Thank you to all who joined us for the screening of the new documentary “Elemental” this week. If you missed it, here’s a little insight on what we discovered.
The United States sees an average of 72 thousand fires each year. While that number has remained fairly steady, the destruction caused by these fires has increased dramatically in recent history. There is a common misconception that both the problem and the answers to coexisting with wildfires lie within the forests. So many of our fire preparation efforts go towards forest management projects such as clear cutting, thinning and vegetation removal. What we have seen is that regardless of how many resources we put into forest management, in the end there is little to no proof that any of it will make a difference when it comes to saving homes. The types of fires that are causing the mass destruction of our communities are not necessarily traveling from treetop to treetop, but rather being driven by wind. Wind driven fires allow embers to travel much further distances in very little time, and those embers are each capable of starting their own new blaze. A clear-cut barrier around your home does nothing to protect against a stray ember landing on your roof.
So where are our efforts better spent?
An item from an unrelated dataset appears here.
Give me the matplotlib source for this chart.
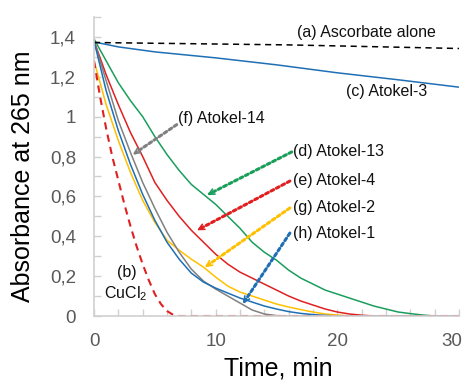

We can’t do much to control fire, or predict where it will hit next, but we can prepare for it. The work we can put in that has the most potential to make a difference is hardening our homes and businesses and preparing our communities to withstand fire conditions.
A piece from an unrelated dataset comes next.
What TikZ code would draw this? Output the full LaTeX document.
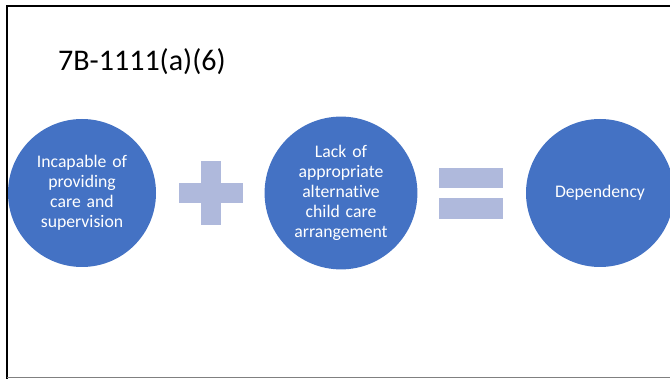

What is home hardening? Hardening your home or business is about taking steps to prepare both the land and structures for the possibility of fire. The level of hardening is largely up to the individual putting in the work, and while it is simpler to address many of the areas in which homes can be hardened during new construction, there are ways to update and protect older buildings as well. Simply clearing out flammable clutter from around your home or the property around your park or campground is a great place to start, as well as keeping gutters clean or opting for alternatives to the traditional gutter system such as French drains, or grading. Some other steps which can get more involved, consist of staying away from wood and traditional shingles when choosing or replacing a roof, covering exposed vents, and selecting double-paned windows.
Expenses can add up quickly when any type of construction or remodeling come into the picture, but with the amount spent on forest management and fighting the large blazes each year, it would make sense for some of that funding to be redirected towards hardening our communities and lowering their risk to begin with. The question is, how do we make that happen?
We need to spread awareness of our options and advocate to make home hardening a more accessible and affordable solution. Fire is a part of nature, and we should be treating it that same way we treat other potential natural disasters, by preparing to the best of our abilities. If the state were to repurpose funds and offer grants or tax credits for those putting in the work to harden their structures, more property owners would have the ability to do so, lessening the risk for everyone. With a set of basic standards that could be implemented and improved odds against potential losses, we could also work to redirect the narrative of insurance coverage availability in the state.
While the documentary covered so much insightful information, our biggest takeaway was that we do not need to live in fear of wildfires, when we can in fact adapt and coexist with them. We hope that this is a path we can continue to pursue and share with our communities. Thank you to Ralph Bloemers and the Elemental team for bringing us and our members along for your journey.